Renewing VNG after mistaken banking foray

July 07, 2020 | 09:56
Vietnam’s first unicorn business could be tested on how it can ride out the bumps and find new growth potential, especially since its digital banking project failed to obtain a legal licence, it saw massive losses in e-commerce platform Tiki, and has hesitated to file for an initial public offering.
1499 20 renewing vng after mistaken banking foray
While VNG’s Zalo is a tremendously popular messaging application, Zalo Bank could not get a decent foothold. Photo: Le Toan

VNG Corporation has recently announced plans to cap a stellar performance this year, with revenue increasing by 20 per cent to reach more than VND6.7 billion ($290 million). Notwithstanding, its profit after tax will likely turn out a negative VND246 billion ($10.7 million).

“VNG has a diversified portfolio of ventures and sound financial position that can help them weather the storm. But the major challenge for them is to find new growth opportunities,” said Ho Quoc Tuan, lecturer at Bristol University and an observer of the financial market.

VNG currently holds a 60 per cent stake in Zion – the parent firm of ZaloPay.

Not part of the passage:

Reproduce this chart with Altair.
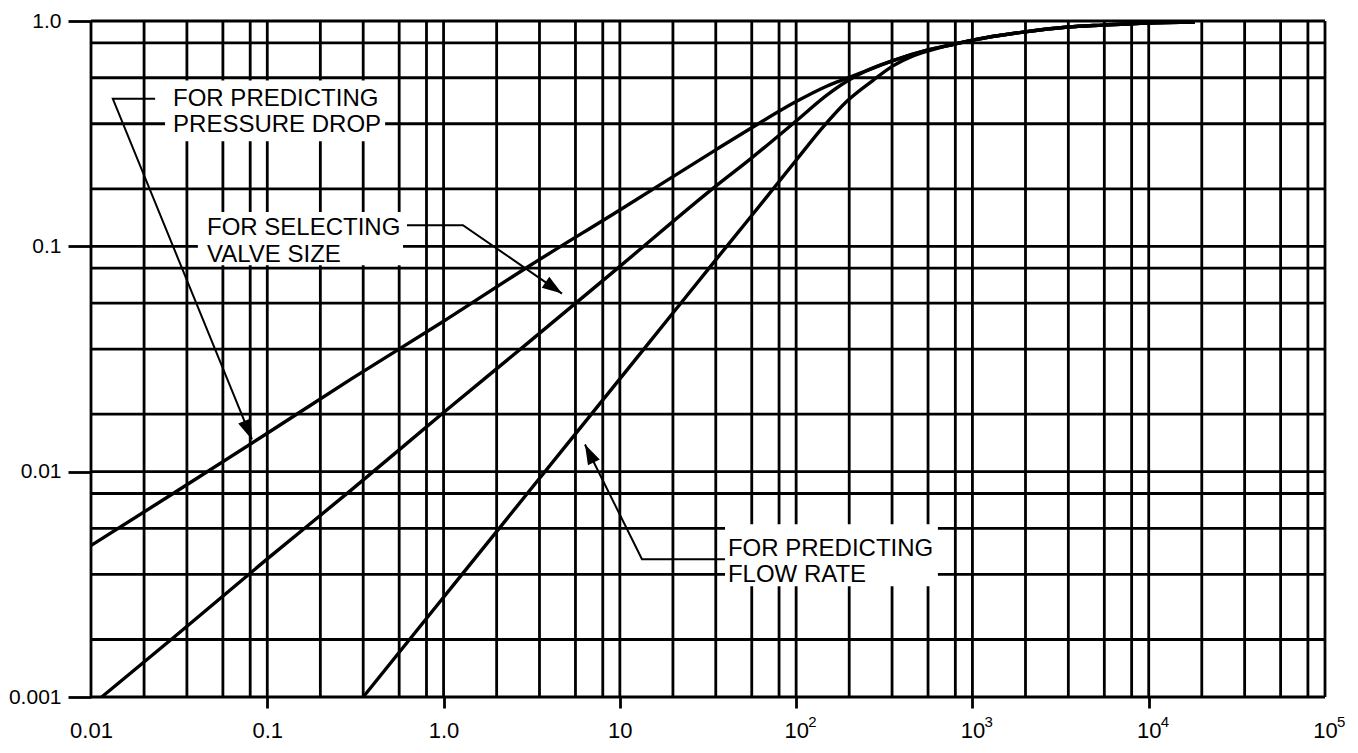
import math
import altair as alt
import pandas as pd

# ---------------- data ----------------
# grid: decade starts and the multipliers at which the chart draws lines
X_DECADES = [0.01, 0.1, 1, 10, 100, 1000, 10000]
X_MULT = [1, 2, 3.5, 5.6, 8]
X_END = 100000
Y_DECADES = [0.001, 0.01, 0.1]
Y_MULT = [1, 1.8, 3.5, 5.6, 8]
Y_END = 1.0

# axis labels
X_TICKS = [0.01, 0.1, 1, 10, 100, 1000, 10000, 100000]
X_LABELS = ["0.01", "0.1", "1.0", "10", "10", "10", "10", "10"]
EXP_AT = [100, 1000, 10000, 100000]
EXP_TEXT = ["2", "3", "4", "5"]
Y_TICKS = [0.001, 0.01, 0.1, 1.0]
Y_LABELS = ["0.001", "0.01", "0.1", "1.0"]

# curves
A_X = [0.01, 0.03, 0.1, 0.3, 1.0, 3.0, 10, 35, 56, 100, 150, 194, 250, 354, 552]
A_Y = [0.0047, 0.0081, 0.0148, 0.0258, 0.0465, 0.081, 0.145, 0.268, 0.336, 0.439, 0.515, 0.557, 0.601, 0.667, 0.742]
B_X = [0.0115, 0.03, 0.1, 0.3, 1.0, 3.0, 10, 35, 56, 100, 150, 194, 250, 354, 552]
B_Y = [0.001, 0.00186, 0.0041, 0.0083, 0.0183, 0.0372, 0.0815, 0.185, 0.247, 0.36, 0.47, 0.54, 0.601, 0.667, 0.742]
C_X = [0.35, 1.0, 3.0, 10, 20, 35, 56, 80, 100, 142, 194, 273, 354, 460, 654]
C_Y = [0.001, 0.00277, 0.00804, 0.0258, 0.0506, 0.0871, 0.137, 0.194, 0.241, 0.338, 0.44, 0.545, 0.632, 0.70, 0.762]
TAIL_X = [796, 1000, 1936, 3483, 5500, 9886, 18270]
TAIL_Y = [0.79, 0.822, 0.893, 0.94, 0.959, 0.98, 0.99]

# annotation texts (left x, baseline y in data units)
LABEL_TEXT = ["FOR PREDICTING", "PRESSURE DROP", "FOR SELECTING", "VALVE SIZE", "FOR PREDICTING", "FLOW RATE"]
LABEL_X = [0.0292, 0.0292, 0.0455, 0.0455, 41.0, 41.0]
LABEL_Y = [0.421, 0.321, 0.112, 0.0851, 0.00423, 0.00323]

# white boxes behind annotation texts
BOX_X1 = [0.0263, 0.0404, 39.5]
BOX_X2 = [0.466, 0.589, 637]
BOX_Y1 = [0.293, 0.0825, 0.0031]
BOX_Y2 = [0.544, 0.142, 0.00585]

# leader lines (last point = arrow tip)
LEADERS = {
    "pressure": ([0.0231, 0.0133, 0.0818], [0.4515, 0.4515, 0.0139]),
    "valve": ([0.620, 1.288, 4.696], [0.1242, 0.1242, 0.0617]),
    "flow": ([39.5, 13.35, 6.34], [0.00409, 0.00409, 0.0132]),
}

# ---------------- layout ----------------
W, H = 1234, 676
XD = [0.01, 100000]
YD = [0.001, 1.0]
FONT = "Liberation Sans, Arial, Helvetica, sans-serif"
LW = 2.8

px_per_dec_x = W / (math.log10(XD[1]) - math.log10(XD[0]))
px_per_dec_y = H / (math.log10(YD[1]) - math.log10(YD[0]))

x_grid = [d * m for d in X_DECADES for m in X_MULT] + [X_END]
y_grid = [d * m for d in Y_DECADES for m in Y_MULT] + [Y_END]

rows = []
for name, xs_, ys_, tail_from in [("A", A_X, A_Y, 0), ("B", B_X, B_Y, 0), ("C", C_X, C_Y, 1)]:
    for x, y in zip(xs_ + TAIL_X[tail_from:], ys_ + TAIL_Y[tail_from:]):
        rows.append({"curve": name, "x": x, "y": y})
curves = pd.DataFrame(rows)

lrows, arows = [], []
for name, (lx, ly) in LEADERS.items():
    for i, (x, y) in enumerate(zip(lx, ly)):
        lrows.append({"leader": name, "i": i, "x": x, "y": y})
    dx = (math.log10(lx[-1]) - math.log10(lx[-2])) * px_per_dec_x
    dy = -(math.log10(ly[-1]) - math.log10(ly[-2])) * px_per_dec_y
    ang = math.degrees(math.atan2(dx, -dy)) % 360
    arows.append({"x": lx[-1], "y": ly[-1], "ang": ang})
leaders = pd.DataFrame(lrows)
arrows = pd.DataFrame(arows)

labels = pd.DataFrame({"text": LABEL_TEXT, "x": LABEL_X, "y": LABEL_Y})
boxes = pd.DataFrame({"x": BOX_X1, "x2": BOX_X2, "y": BOX_Y1, "y2": BOX_Y2})
exps = pd.DataFrame({"x": EXP_AT, "text": EXP_TEXT})


def label_expr(values, texts):
    expr = "'" + texts[-1] + "'"
    for v, t in reversed(list(zip(values[:-1], texts[:-1]))):
        expr = f"datum.value < {v * 1.5} ? '{t}' : {expr}"
    return expr


xs = alt.Scale(type="log", domain=XD, nice=False)
ys = alt.Scale(type="log", domain=YD, nice=False)

xaxis = alt.Axis(
    values=X_TICKS, labelExpr=label_expr(X_TICKS, X_LABELS), title=None,
    domain=False, grid=False, tickSize=11, tickWidth=LW, tickColor="black",
    tickOpacity={"condition": {"test": "datum.value < 0.05 || datum.value > 50000", "value": 0}, "value": 1},
    labelFont=FONT, labelFontSize=22, labelColor="black", labelPadding=12,
    labelFlush=False, labelOverlap=False,
)
yaxis = alt.Axis(
    values=Y_TICKS, labelExpr=label_expr(Y_TICKS, Y_LABELS), title=None,
    domain=False, grid=False, tickSize=23, tickWidth=LW, tickColor="black",
    labelFont=FONT, labelFontSize=21, labelColor="black", labelPadding=7,
    labelFlush=False, labelOverlap=False,
)

vgrid = alt.Chart(pd.DataFrame({"x": x_grid})).mark_rule(color="black", strokeWidth=LW).encode(
    x=alt.X("x:Q", scale=xs, axis=xaxis)
)
hgrid = alt.Chart(pd.DataFrame({"y": y_grid})).mark_rule(color="black", strokeWidth=LW).encode(
    y=alt.Y("y:Q", scale=ys, axis=yaxis)
)
box_layer = alt.Chart(boxes).mark_rect(color="white", opacity=1).encode(
    x=alt.X("x:Q", scale=xs, axis=xaxis), x2="x2:Q",
    y=alt.Y("y:Q", scale=ys, axis=yaxis), y2="y2:Q",
)
curve_layer = alt.Chart(curves).mark_line(color="black", strokeWidth=3.4, interpolate="monotone").encode(
    x=alt.X("x:Q", scale=xs, axis=xaxis),
    y=alt.Y("y:Q", scale=ys, axis=yaxis),
    detail="curve:N",
)
leader_layer = alt.Chart(leaders).mark_line(color="black", strokeWidth=2).encode(
    x=alt.X("x:Q", scale=xs, axis=xaxis),
    y=alt.Y("y:Q", scale=ys, axis=yaxis),
    detail="leader:N",
    order="i:Q",
)
arrow_layer = alt.Chart(arrows).mark_point(
    shape="M0,0L0.33,1L-0.33,1Z", filled=True, color="black", opacity=1, size=1600, strokeWidth=0
).encode(
    x=alt.X("x:Q", scale=xs, axis=xaxis),
    y=alt.Y("y:Q", scale=ys, axis=yaxis),
    angle=alt.Angle("ang:Q", scale=None),
)
text_layer = alt.Chart(labels).mark_text(
    align="left", baseline="alphabetic", font=FONT, fontSize=24, color="black"
).encode(
    x=alt.X("x:Q", scale=xs, axis=xaxis),
    y=alt.Y("y:Q", scale=ys, axis=yaxis),
    text="text:N",
)
# exponents of the power-of-ten tick labels
exp_layer = alt.Chart(exps).mark_text(
    align="left", baseline="top", font=FONT, fontSize=15, color="black", dx=12
).encode(
    x=alt.X("x:Q", scale=xs, axis=xaxis),
    y=alt.value(H + 18),
    text="text:N",
)

chart = alt.layer(
    vgrid, hgrid, box_layer, curve_layer, leader_layer, arrow_layer, text_layer, exp_layer
).properties(
    width=W, height=H,
    autosize=alt.AutoSizeParams(type="none"),
    padding={"left": 83, "top": 13, "right": 25, "bottom": 48},
    background="white",
).configure_view(stroke=None)

chart.save("out.html", embed_options={"renderer": "svg", "actions": False})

However, Zalo Bank – Zalo’s banking service project – failed to obtain a licence for offering online built-in financial products from the State Bank of Vietnam (SBV) and the Ministry of Industry and Trade.

Numerous advertisements praising the convenience of the lending service were sent to Zalo users by Zalo Bank – including enticing phrases like “Get loans at home, spend lavishly” and “Lending rates reduced by 1-2 per cent for new loan applications” – and have raised doubts over the authenticity and legality of the application.

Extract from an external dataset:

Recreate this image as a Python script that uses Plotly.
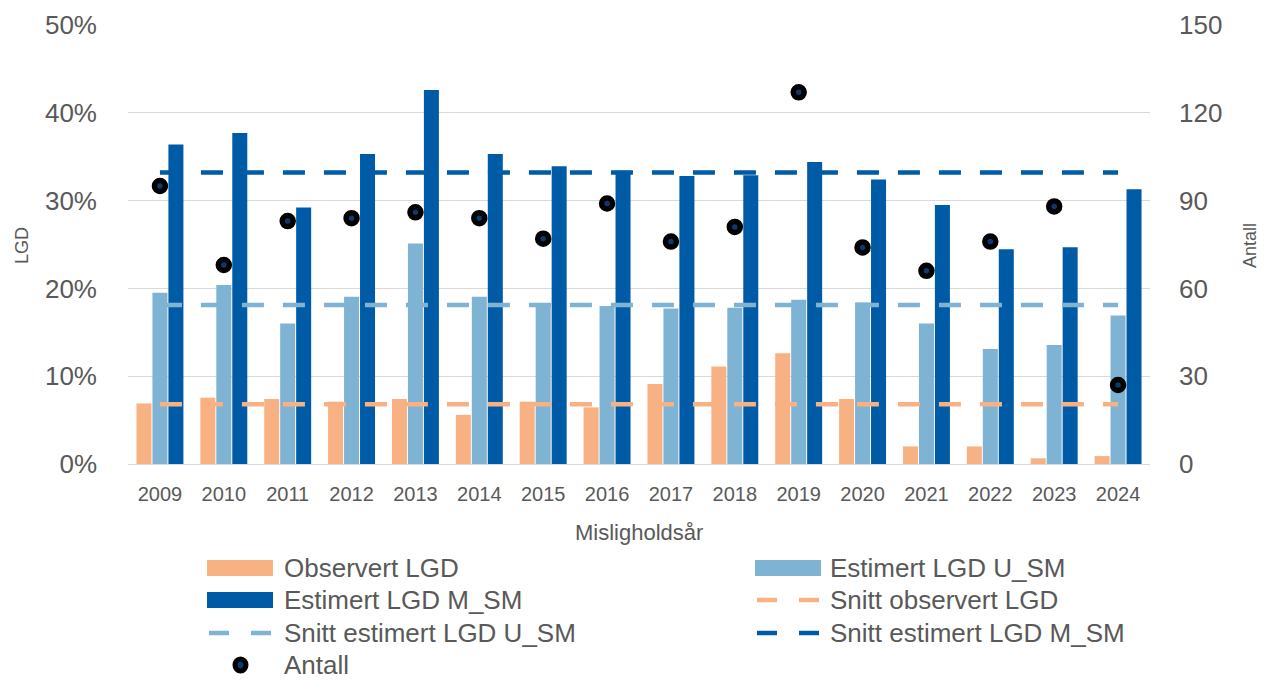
import plotly.graph_objects as go

# Misligholdsår
years = ["2009", "2010", "2011", "2012", "2013", "2014", "2015", "2016",
         "2017", "2018", "2019", "2020", "2021", "2022", "2023", "2024"]

observert_lgd = [0.069, 0.0755, 0.074, 0.071, 0.074, 0.056, 0.071, 0.0645,
                 0.091, 0.111, 0.126, 0.074, 0.020, 0.020, 0.0065, 0.009]
estimert_u_sm = [0.195, 0.204, 0.160, 0.1905, 0.251, 0.1905, 0.182, 0.180,
                 0.177, 0.178, 0.187, 0.184, 0.160, 0.131, 0.1355, 0.169]
estimert_m_sm = [0.364, 0.377, 0.292, 0.353, 0.426, 0.353, 0.339, 0.334,
                 0.328, 0.329, 0.344, 0.324, 0.295, 0.2445, 0.247, 0.313]
antall = [95, 68, 83, 84, 86, 84, 77, 89, 76, 81, 127, 74, 66, 76, 88, 27]

snitt_observert = 0.068
snitt_u_sm = 0.181
snitt_m_sm = 0.332

C_ORANGE = "#F8B183"
C_LIGHT = "#7FB3D4"
C_DARK = "#005BA6"
C_DOT = "#0B3A6E"
C_TEXT = "#595959"
C_GRID = "#D9D9D9"
FONT = "Liberation Sans Narrow, Liberation Sans, Arial, sans-serif"
FONT_W = "Liberation Sans, Arial, sans-serif"

W, H = 1272, 686
L, R, T, B = 128, 1150, 25, 464

fig = go.Figure()

fig.add_trace(go.Bar(x=years, y=observert_lgd, name="Observert LGD",
                     marker=dict(color=C_ORANGE, line=dict(width=0)), showlegend=False))
fig.add_trace(go.Bar(x=years, y=estimert_u_sm, name="Estimert LGD U_SM",
                     marker=dict(color=C_LIGHT, line=dict(width=0)), showlegend=False))
fig.add_trace(go.Bar(x=years, y=estimert_m_sm, name="Estimert LGD M_SM",
                     marker=dict(color=C_DARK, line=dict(width=0)), showlegend=False))

DASH = "22px,19px"
for val, col, nm in [(snitt_observert, C_ORANGE, "Snitt observert LGD"),
                     (snitt_u_sm, C_LIGHT, "Snitt estimert LGD U_SM"),
                     (snitt_m_sm, C_DARK, "Snitt estimert LGD M_SM")]:
    fig.add_trace(go.Scatter(x=years, y=[val] * len(years), mode="lines", name=nm,
                             line=dict(color=col, width=4.5, dash=DASH),
                             showlegend=False, hoverinfo="skip"))

fig.add_trace(go.Scatter(x=years, y=antall, mode="markers", name="Antall", yaxis="y2",
                         marker=dict(size=11, color=C_DOT,
                                     line=dict(color="black", width=5.5)),
                         showlegend=False))


def px_x(p):
    return (p - L) / (R - L)


def px_y(p):
    return (B - p) / (B - T)


shapes = []
annotations = []

# legend block, two columns
col_swatch = [207, 755]
col_text = [282, 828]
rows = [568, 600, 633, 665]
entries = [
    ("bar", C_ORANGE, "Observert LGD"),
    ("bar", C_LIGHT, "Estimert LGD U_SM"),
    ("bar", C_DARK, "Estimert LGD M_SM"),
    ("dash", C_ORANGE, "Snitt observert LGD"),
    ("dash", C_LIGHT, "Snitt estimert LGD U_SM"),
    ("dash", C_DARK, "Snitt estimert LGD M_SM"),
    ("dot", "black", "Antall"),
]
for i, (kind, col, label) in enumerate(entries):
    r, c = divmod(i, 2)
    yc = rows[r]
    xs = col_swatch[c]
    if kind == "bar":
        shapes.append(dict(type="rect", xref="paper", yref="paper",
                           x0=px_x(xs), x1=px_x(xs + 66), y0=px_y(yc - 8), y1=px_y(yc + 8),
                           fillcolor=col, line=dict(width=0)))
    elif kind == "dash":
        for d0 in (xs + 2, xs + 44):
            shapes.append(dict(type="line", xref="paper", yref="paper",
                               x0=px_x(d0), x1=px_x(d0 + 20), y0=px_y(yc), y1=px_y(yc),
                               line=dict(color=col, width=4.5)))
    else:
        shapes.append(dict(type="circle", xref="paper", yref="paper",
                           x0=px_x(xs + 28), x1=px_x(xs + 39), y0=px_y(yc - 6), y1=px_y(yc + 6),
                           fillcolor=C_DOT, line=dict(color="black", width=5)))
    annotations.append(dict(text=label, xref="paper", yref="paper",
                            x=px_x(col_text[c]), y=px_y(yc), xanchor="left", yanchor="middle",
                            showarrow=False, font=dict(family=FONT, size=26, color=C_TEXT)))

# axis titles
annotations.append(dict(text="LGD", xref="paper", yref="paper", x=px_x(22), y=px_y(246),
                        textangle=-90, showarrow=False, xanchor="center", yanchor="middle",
                        font=dict(family=FONT_W, size=18, color=C_TEXT)))
annotations.append(dict(text="Antall", xref="paper", yref="paper", x=px_x(1250), y=px_y(246),
                        textangle=-90, showarrow=False, xanchor="center", yanchor="middle",
                        font=dict(family=FONT_W, size=18, color=C_TEXT)))
annotations.append(dict(text="Misligholdsår", xref="paper", yref="paper", x=px_x(639), y=px_y(532),
                        showarrow=False, xanchor="center", yanchor="middle",
                        font=dict(family=FONT, size=22, color=C_TEXT)))

fig.update_layout(
    width=W, height=H,
    margin=dict(l=L, r=W - R, t=T, b=H - B, pad=0, autoexpand=False),
    paper_bgcolor="white", plot_bgcolor="white",
    barmode="group", bargap=0.25, bargroupgap=0.06,
    showlegend=False,
    xaxis=dict(type="category", range=[-0.5, len(years) - 0.5], showgrid=False,
               showline=True, linecolor=C_GRID, linewidth=1,
               ticks="", ticklabelstandoff=12,
               tickfont=dict(family=FONT, size=20, color=C_TEXT)),
    yaxis=dict(range=[0, 0.5], dtick=0.1, tickformat=".0%", showgrid=True, gridcolor=C_GRID,
               gridwidth=1, zeroline=False, showline=False, ticks="", ticklabelstandoff=30,
               tickfont=dict(family=FONT_W, size=26, color=C_TEXT)),
    yaxis2=dict(range=[0, 150], dtick=30, overlaying="y", side="right", showgrid=False,
                zeroline=False, showline=False, ticks="", ticklabelstandoff=28,
                tickfont=dict(family=FONT_W, size=26, color=C_TEXT)),
    shapes=shapes,
    annotations=annotations,
)

fig.write_html("out.html")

On its website, Zalo Bank positions itself as an intermediary between users and banks or credit organisations. Currently, four credit institutions, Shinhan, Easy Credit, Shinhan Finance, and FE Credit, are co-operating with Zalo Bank.

The lightning-speed expansion of fintech has made local authorities scratch their heads about how to effectively manage risks of financial security, personal data, money laundering, and cyber terrorism.

“VNG seems to lack a ‘wow’ factor to contribute to its phenomenal success in recent years,” Tuan emphasised to VIR. “The firm should explore new ways to gain revenue streams from the Zalo platform. Though the Zalo Bank project is not successful, Zalo is still a good platform for payments and advertising.”

Up to now, the unicorn has witnessed millions of US dollars evaporating since its 24.6 per cent stakes in e-commerce platform Tiki have generated zero profit. The e-commerce player has wiped out a total of VND506 billion ($22 million) VNG had injected in it. On the other hand, Tiki and another e-commerce platform Sendo have finally reached an agreement to join forces to beat overseas e-commerce platforms Lazada and Shopee.

Not a single firm in e-commerce, despite being lauded as a fertile sector in Vietnam, has made any profit here.

Previously, Tiki proposed the state to loosen the initial public offering (IPO) rules, particularly for money-burning e-commerce companies, but it is not eligible for listing on the Vietnamese stock market given that they have been wilfully suffering mounting losses to scale up presence.

Besides traditional markets, VNG is signalling its ambition to increase its footprint in other territories, such as India or Latin America.

“VNG needs to revitalise its portfolio through new investment. Amid the new normal, the company needs to raise more capital to sustain its growth,” noted Tuan.

Meanwhile, unicorn and startup debacles across the world such as those involving WeWork or Uber can also adversely affect Vietnamese firms, as investors would adopt a more cautious approach.

In 2017, VNG and Nasdaq – the United States’ second-largest stock exchange – signed an MoU to explore VNG’s IPO opportunities on the Nasdaq. Both sides were optimistic about the rosy outlook of Vietnam’s first unicorn tapping into US equity market for capital, but official agreement has not been reached yet. In fact, VNG has not even applied for listing on Nasdaq yet, and the stock market has not determined whether VNG meets its requirements.

“Aspiring startups always aim high so it is good to have an ambition to list. However, VNG can start regionally through the Singapore Stock Exchange (SGX) and then get to Nasdaq eventually,” said Tuan.

Nasdaq has launched several programmes to allow high-growth international companies to access US capital markets, and one of them is linked with SGX. The Singaporean exchange is determined to reverse its recent listing drop, so VNG may be able to take advantage.